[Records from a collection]
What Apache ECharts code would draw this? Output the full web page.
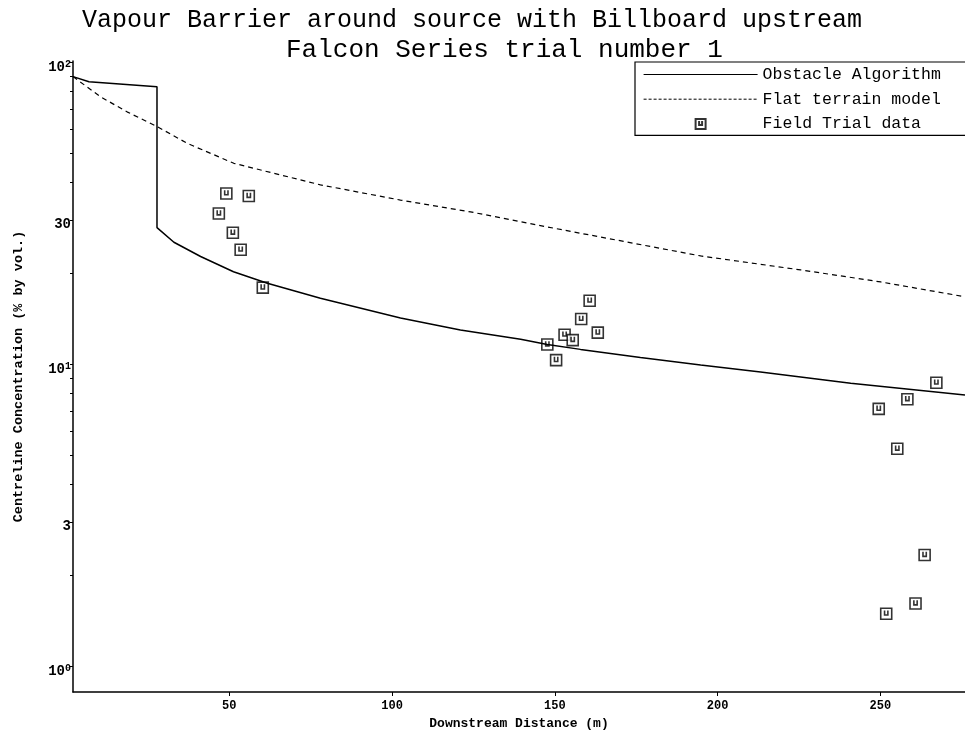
<!DOCTYPE html>
<html>
<head>
<meta charset="utf-8">
<script src="https://cdn.jsdelivr.net/npm/echarts@6/dist/echarts.min.js"></script>
<style>
html,body{margin:0;padding:0;background:#fff;}
#chart{width:965px;height:734px;}
</style>
</head>
<body>
<div id="chart"></div>
<script>
// Obstacle Algorithm (solid line)
const obstacleX = [2, 6.9, 27.8, 27.8, 33.0, 41.2, 51.3, 61.7, 78.0, 102.6, 121.0, 139.5, 147.7, 157.9, 176.3, 194.8, 213.2, 240.9, 276];
const obstacleY = [89.5, 86.0, 82.8, 28.3, 25.3, 22.7, 20.2, 18.5, 16.5, 14.2, 12.96, 12.07, 11.6, 11.18, 10.5, 9.92, 9.41, 8.63, 7.89];
// Flat terrain model (dashed line)
const flatX = [2, 10.4, 18.6, 27.9, 37.1, 51.4, 78.0, 102.6, 124.1, 150.2, 194.8, 225.5, 250.1, 276];
const flatY = [89.5, 76.8, 68.4, 61.1, 53.8, 46.2, 39.2, 34.9, 31.9, 28.1, 22.8, 20.5, 18.7, 16.7];
// Field Trial data (markers)
const fieldX = [49.1, 56.0, 46.8, 51.1, 53.5, 60.3, 160.7, 158.1, 153.0, 163.2, 155.5, 147.7, 150.4, 267.2, 258.3, 249.5, 255.2, 263.6, 260.8, 251.8];
const fieldY = [36.7, 36.0, 31.5, 27.2, 23.9, 17.9, 16.2, 14.1, 12.5, 12.7, 12.0, 11.6, 10.3, 8.67, 7.64, 7.10, 5.24, 2.33, 1.61, 1.49];
// Tick values
const xTicks = [50, 100, 150, 200, 250];
const yLabelTicks = [1, 3, 10, 30, 100];
const yMinorTicks = [1, 2, 3, 4, 5, 6, 7, 8, 9, 10, 20, 30, 40, 50, 60, 70, 80, 90, 100];

const FONT = "'Liberation Mono', 'DejaVu Sans Mono', monospace";
const zip = (a, b) => a.map((v, i) => [v, b[i]]);
const markerPath = 'path://M0,0L10,0L10,10L0,10Z M3.5,2L3.5,6.2L6.5,6.2L6.5,2';
const noDot = {color: 'transparent', borderColor: 'transparent', borderWidth: 0, opacity: 0};

const chart = echarts.init(document.getElementById('chart'), null, {renderer: 'canvas'});
chart.setOption({
  backgroundColor: '#fff',
  animation: false,
  title: [
    {text: 'Vapour Barrier around source with Billboard upstream', left: 82, top: 8, padding: 0,
     textStyle: {fontFamily: FONT, fontSize: 25, fontWeight: 'normal', color: '#000'}},
    {text: 'Falcon Series trial number 1', left: 286, top: 37, padding: 0,
     textStyle: {fontFamily: FONT, fontSize: 26, fontWeight: 'normal', color: '#000'}}
  ],
  legend: {
    orient: 'vertical', left: 635, top: 62,
    padding: [4, 40, 3, 8],
    itemWidth: 114, itemHeight: 10, itemGap: 7.7,
    backgroundColor: '#fff', borderColor: '#000', borderWidth: 1.2,
    textStyle: {fontFamily: FONT, fontSize: 16.5, color: '#000', lineHeight: 14},
    data: [
      {name: 'Obstacle Algorithm', itemStyle: noDot, lineStyle: {width: 1.2}},
      {name: 'Flat terrain model', itemStyle: noDot, lineStyle: {width: 1, type: [3, 2]}},
      {name: 'Field Trial data', icon: markerPath}
    ]
  },
  grid: {left: 73, right: 0, top: 61, bottom: 42, containLabel: false, outerBoundsMode: 'none'},
  xAxis: {
    type: 'value', min: 2, max: 276,
    name: 'Downstream Distance (m)', nameLocation: 'middle', nameGap: 24,
    nameTextStyle: {fontFamily: FONT, fontSize: 13, fontWeight: 'bold', color: '#000'},
    axisLine: {lineStyle: {color: '#000', width: 1.5}},
    axisTick: {show: true, inside: false, length: 4, lineStyle: {color: '#000'}, customValues: xTicks},
    axisLabel: {fontFamily: FONT, fontSize: 12, fontWeight: 'bold', color: '#000', margin: 8, customValues: xTicks},
    splitLine: {show: false}
  },
  yAxis: {
    type: 'log', logBase: 10, min: 0.82, max: 100.8,
    name: 'Centreline Concentration (% by vol.)', nameLocation: 'middle', nameGap: 47, nameRotate: 90,
    nameTextStyle: {fontFamily: FONT, fontSize: 13.5, fontWeight: 'bold', color: '#000'},
    axisLine: {show: true, lineStyle: {color: '#000', width: 1.5}},
    axisTick: {show: true, inside: false, length: 3, lineStyle: {color: '#000'}, customValues: yMinorTicks},
    axisLabel: {
      margin: 2, padding: [10, 0, 0, 0], customValues: yLabelTicks,
      formatter: function (v) {
        const r = Math.round(v);
        if (r === 100) return '{b|10}{s|2}';
        if (r === 10) return '{b|10}{s|1}';
        if (r === 1) return '{b|10}{s|0}';
        return '{b|' + r + '}';
      },
      rich: {
        b: {fontFamily: FONT, fontSize: 14, fontWeight: 'bold', color: '#000', lineHeight: 15},
        s: {fontFamily: FONT, fontSize: 10, fontWeight: 'bold', color: '#000', verticalAlign: 'top', lineHeight: 10}
      }
    },
    splitLine: {show: false}
  },
  series: [
    {name: 'Obstacle Algorithm', type: 'line', data: zip(obstacleX, obstacleY), symbol: 'none',
     lineStyle: {color: '#000', width: 1.5}, itemStyle: {color: '#000'}},
    {name: 'Flat terrain model', type: 'line', data: zip(flatX, flatY), symbol: 'none',
     lineStyle: {color: '#000', width: 1.2, type: [5, 4]}, itemStyle: {color: '#000'}},
    {name: 'Field Trial data', type: 'scatter', data: zip(fieldX, fieldY), symbol: markerPath, symbolSize: 11,
     itemStyle: {color: '#fff', borderColor: '#000', borderWidth: 1.6}}
  ]
});
</script>
</body>
</html>
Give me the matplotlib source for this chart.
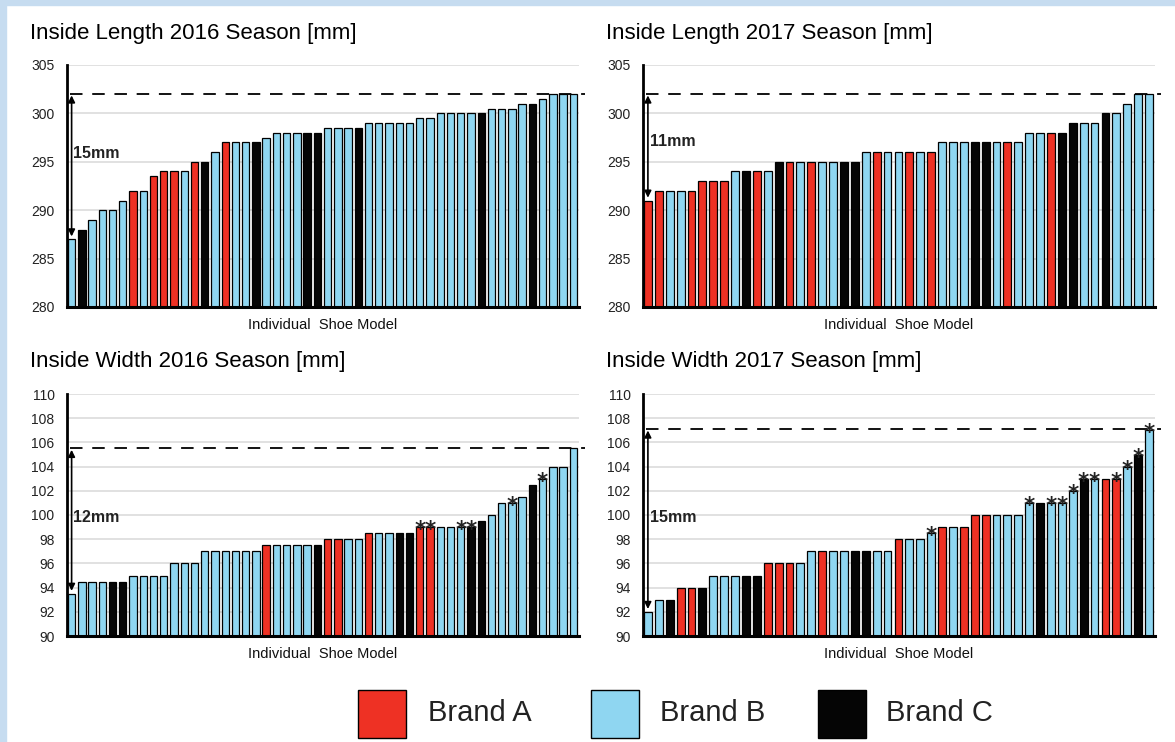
import matplotlib
matplotlib.use("Agg")
import matplotlib.pyplot as plt
from matplotlib.patches import Rectangle

plt.rcParams['font.family'] = ['Liberation Sans', 'DejaVu Sans']
plt.rcParams['lines.scale_dashes'] = False

# 1. data (sorted per panel)
len16_vals = [287, 288, 289, 290, 290, 291, 292, 292, 293.5, 294, 294, 294, 295, 295, 296,
              297, 297, 297, 297, 297.5, 298, 298, 298, 298, 298, 298.5, 298.5, 298.5, 298.5,
              299, 299, 299, 299, 299, 299.5, 299.5, 300, 300, 300, 300, 300, 300.5, 300.5,
              300.5, 301, 301, 301.5, 302, 302, 302]
len16_brand = "BCBBBBABAAABACBABBCBBBBCC" + "BBBC" + "BBBBB" + "BB" + "BBBBC" + "BBB" + "BC" + "B" + "BBB"

len17_vals = [291, 292, 292, 292, 292, 293, 293, 293, 294, 294, 294, 294, 295, 295, 295, 295,
              295, 295, 295, 295, 296, 296, 296, 296, 296, 296, 296, 297, 297, 297, 297, 297,
              297, 297, 297, 298, 298, 298, 298, 299, 299, 299, 300, 300, 301, 302, 302]
len17_brand = "AABBAAAA" + "BCAB" + "CABABBCC" + "BABBABA" + "BBBCCBAB" + "BBAC" + "CBB" + "CB" + "B" + "BB"

wid16_vals = [93.5, 94.5, 94.5, 94.5, 94.5, 94.5, 95, 95, 95, 95, 96, 96, 96, 97, 97, 97, 97,
              97, 97, 97.5, 97.5, 97.5, 97.5, 97.5, 97.5, 98, 98, 98, 98, 98.5, 98.5, 98.5, 98.5,
              98.5, 99, 99, 99, 99, 99, 99, 99.5, 100, 101, 101, 101.5, 102.5, 103, 104, 104, 105.5]
wid16_brand = ("BBBBCC" + "BBBB" + "BBB" + "BBBBBB" + "ABBBBC" + "AABB" + "ABBCC" + "AABBBC"
               + "C" + "B" + "BB" + "B" + "C" + "B" + "BB" + "B")
wid16_stars = [34, 35, 38, 39, 43, 46]

wid17_vals = [92, 93, 93, 94, 94, 94, 95, 95, 95, 95, 95, 96, 96, 96, 96, 97, 97, 97, 97, 97,
              97, 97, 97, 98, 98, 98, 98.5, 99, 99, 99, 100, 100, 100, 100, 100, 101, 101, 101,
              101, 102, 103, 103, 103, 103, 104, 105, 107]
wid17_brand = ("BBCAACBBBCC" + "AAAB" + "BABBCCBB" + "ABB" + "B" + "ABA" + "AABB" + "B"
               + "BCBB" + "B" + "CBAA" + "B" + "C" + "B")
wid17_stars = [26, 35, 37, 38, 39, 40, 41, 43, 44, 45, 46]

colors = {"A": "#EE3124", "B": "#8FD6F1", "C": "#050505"}
brand_names = ["Brand A", "Brand B", "Brand C"]

W, H = 1175, 742
fig = plt.figure(figsize=(W / 100, H / 100), dpi=100)

# light blue frame on top/left like the original slide
fig.patches.append(Rectangle((0, 1 - 5 / H), 1, 5 / H, transform=fig.transFigure,
                             color="#C6DCF0", zorder=0))
fig.patches.append(Rectangle((0, 0), 6 / W, 1, transform=fig.transFigure,
                             color="#C6DCF0", zorder=0))


def panel(px, py, title, vals, brands, ylim, ystep, limit, label, label_y, stars=()):
    # px, py : pixel position of axes (left, top)
    ax = fig.add_axes([px / W, 1 - (py + 242) / H, 512 / W, 242 / H])
    n = len(vals)
    x = list(range(n))
    ax.bar(x, [v - ylim[0] for v in vals], bottom=ylim[0], width=0.72,
           color=[colors[b] for b in brands], edgecolor="black", linewidth=0.9, zorder=3)
    ax.set_xlim(-0.45, n - 0.45)
    ax.set_ylim(*ylim)
    ax.set_yticks(range(ylim[0], ylim[1] + 1, ystep))
    ax.set_xticks([])
    ax.tick_params(axis="y", length=0, pad=9, labelsize=10, labelcolor="#222222")
    ax.grid(axis="y", color="#D9D9D9", linewidth=1.1, zorder=0)
    ax.set_axisbelow(True)
    for s in ["top", "right"]:
        ax.spines[s].set_visible(False)
    ax.spines["left"].set_linewidth(2)
    ax.spines["bottom"].set_linewidth(2.2)
    ax.spines["bottom"].set_zorder(4)

    # limit line + arrow
    ax.axhline(limit, xmin=0.005, xmax=1.012, color="black", linewidth=1.3,
               dashes=(9, 7), clip_on=False, zorder=4)
    ax.annotate("", xy=(0, vals[0]), xytext=(0, limit),
                arrowprops=dict(arrowstyle="<|-|>", color="black", lw=1.2,
                                mutation_scale=10, shrinkA=1, shrinkB=2), zorder=5)
    ax.text(0.15, label_y, label, fontsize=11.5, fontweight="bold", ha="left", va="center",
            color="#222222", zorder=5)

    for i in stars:
        ax.annotate("*", xy=(i, vals[i]), xytext=(0, -6.5), textcoords="offset points",
                    ha="center", va="baseline", fontsize=15.5, fontweight="bold",
                    family="DejaVu Sans", color="#222222", zorder=5)

    ax.text(0.5, -0.075, "Individual  Shoe Model", transform=ax.transAxes, ha="center",
            va="center", fontsize=10.5, color="#111111")
    fig.text((px - 37) / W, 1 - (py - 32) / H, title, fontsize=16, ha="left", va="center")
    return ax


panel(67, 65, "Inside Length 2016 Season [mm]", len16_vals, len16_brand,
      (280, 305), 5, 302, "15mm", 295.9)
panel(643, 65, "Inside Length 2017 Season [mm]", len17_vals, len17_brand,
      (280, 305), 5, 302, "11mm", 297.1)
panel(67, 394, "Inside Width 2016 Season [mm]", wid16_vals, wid16_brand,
      (90, 110), 2, 105.5, "12mm", 99.8, wid16_stars)
panel(643, 394, "Inside Width 2017 Season [mm]", wid17_vals, wid17_brand,
      (90, 110), 2, 107.1, "15mm", 99.8, wid17_stars)

# 2. legend (big squares at the bottom)
sq_x = [358, 591, 818]
txt_x = [428, 660, 886]
for b, name, sx, tx in zip("ABC", brand_names, sq_x, txt_x):
    fig.patches.append(Rectangle((sx / W, 1 - 738 / H), 48 / W, 48 / H,
                                 transform=fig.transFigure, facecolor=colors[b],
                                 edgecolor="black", linewidth=1))
    fig.text(tx / W, 1 - 713 / H, name, fontsize=21, ha="left", va="center", color="#222222")

fig.savefig("out.png", dpi=100)
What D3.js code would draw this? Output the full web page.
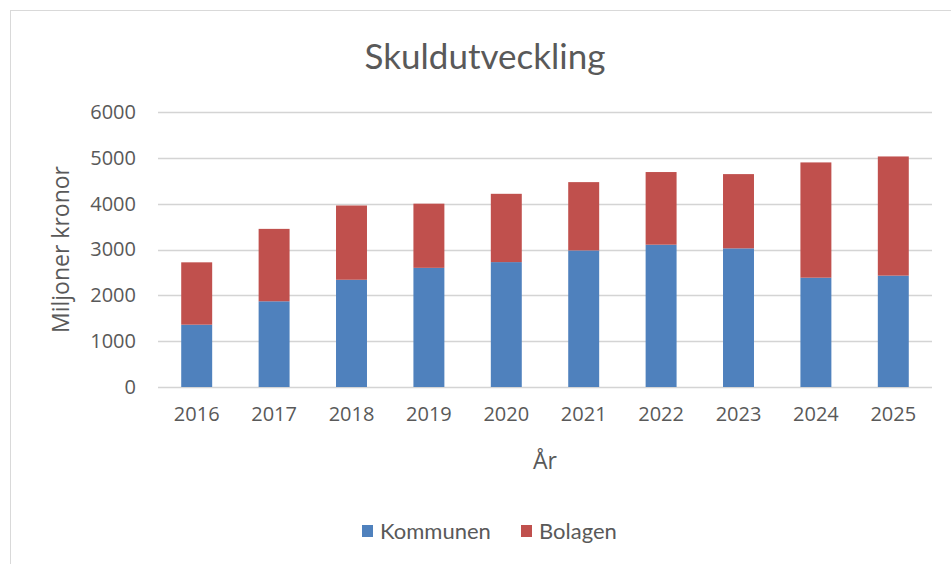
<!DOCTYPE html>
<html>
<head>
<meta charset="utf-8">
<script src="https://cdn.jsdelivr.net/npm/d3@7"></script>
<style>
  body { margin: 0; background: #fff; }
  svg { display: block; }
</style>
</head>
<body>
<div id="chart"></div>
<script>
// data (miljoner kronor)
const years = ["2016", "2017", "2018", "2019", "2020", "2021", "2022", "2023", "2024", "2025"];
const kommunen = [1360, 1870, 2340, 2600, 2725, 2980, 3105, 3025, 2385, 2430];
const bolagen = [1360, 1580, 1620, 1400, 1490, 1490, 1585, 1620, 2515, 2600];
const yTicks = [0, 1000, 2000, 3000, 4000, 5000, 6000];
const seriesNames = ["Kommunen", "Bolagen"];
const colors = ["#4f81bd", "#c0504d"];

const W = 951, H = 564;
const margin = {top: 112, right: 19, bottom: 177, left: 158};
const width = W - margin.left - margin.right;
const height = H - margin.top - margin.bottom;

const svg = d3.select("#chart").append("svg")
    .attr("width", W)
    .attr("height", H);

// chart frame
svg.append("rect")
    .attr("x", 10.5).attr("y", 10.5)
    .attr("width", W + 20).attr("height", H + 20)
    .attr("fill", "#fff")
    .attr("stroke", "#d9d9d9");

const g = svg.append("g")
    .attr("transform", `translate(${margin.left},${margin.top})`);

const x = d3.scaleBand()
    .domain(years)
    .range([0, width])
    .paddingInner(0.6)
    .paddingOuter(0.3);

const y = d3.scaleLinear()
    .domain([0, 6000])
    .range([height, 0]);

// gridlines
g.selectAll(".grid")
    .data(yTicks)
    .join("line")
    .attr("x1", 0)
    .attr("x2", width)
    .attr("y1", d => Math.round(y(d)) + 0.5)
    .attr("y2", d => Math.round(y(d)) + 0.5)
    .attr("stroke", "#d4d4d4")
    .attr("stroke-width", 1.5);

// stacked bars
const rows = years.map((yr, i) => ({year: yr, Kommunen: kommunen[i], Bolagen: bolagen[i]}));
const stack = d3.stack().keys(seriesNames)(rows);

g.selectAll(".series")
    .data(stack)
    .join("g")
    .attr("fill", (d, i) => colors[i])
    .selectAll("rect")
    .data(d => d)
    .join("rect")
    .attr("x", d => x(d.data.year))
    .attr("width", x.bandwidth())
    .attr("y", d => y(d[1]))
    .attr("height", d => y(d[0]) - y(d[1]));

// axes
const yAxis = d3.axisLeft(y).tickValues(yTicks).tickFormat(d3.format("d")).tickSize(0).tickPadding(22);
g.append("g").call(yAxis)
    .call(a => a.select(".domain").remove())
    .selectAll("text")
    .attr("font-family", "'Open Sans', sans-serif")
    .attr("font-size", 20)
    .attr("fill", "#595959");

const xAxis = d3.axisBottom(x).tickSize(0).tickPadding(20);
g.append("g")
    .attr("transform", `translate(0,${height})`)
    .call(xAxis)
    .call(a => a.select(".domain").remove())
    .selectAll("text")
    .attr("font-family", "'Open Sans', sans-serif")
    .attr("font-size", 20)
    .attr("fill", "#595959");

// titles
svg.append("text")
    .attr("x", 485).attr("y", 69)
    .attr("text-anchor", "middle")
    .attr("font-family", "Lato, sans-serif")
    .attr("font-size", 35)
    .attr("fill", "#595959")
    .text("Skuldutveckling");

svg.append("text")
    .attr("x", margin.left + width / 2).attr("y", 469)
    .attr("text-anchor", "middle")
    .attr("font-family", "'Open Sans', sans-serif")
    .attr("font-size", 23)
    .attr("fill", "#595959")
    .text("År");

svg.append("text")
    .attr("transform", `translate(69,${margin.top + height / 2}) rotate(-90)`)
    .attr("text-anchor", "middle")
    .attr("font-family", "'Open Sans', sans-serif")
    .attr("font-size", 23)
    .attr("fill", "#595959")
    .text("Miljoner kronor");

// legend
const legendX = [362, 521];
const legend = svg.selectAll(".legend")
    .data(seriesNames)
    .join("g")
    .attr("transform", (d, i) => `translate(${legendX[i]},531)`);

legend.append("rect")
    .attr("x", 0).attr("y", -6)
    .attr("width", 11).attr("height", 12)
    .attr("fill", (d, i) => colors[i]);

legend.append("text")
    .attr("x", 18).attr("y", 8)
    .attr("font-family", "Lato, sans-serif")
    .attr("font-size", 22)
    .attr("fill", "#595959")
    .text(d => d);
</script>
</body>
</html>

**Aim:** Which lines above hold the word "this"? Copy each of them.

**Response to the exercise:**
What Apache ECharts code would draw this? Output the full web page.
Give me the matplotlib source for this chart.
What D3.js code would draw this? Output the full web page.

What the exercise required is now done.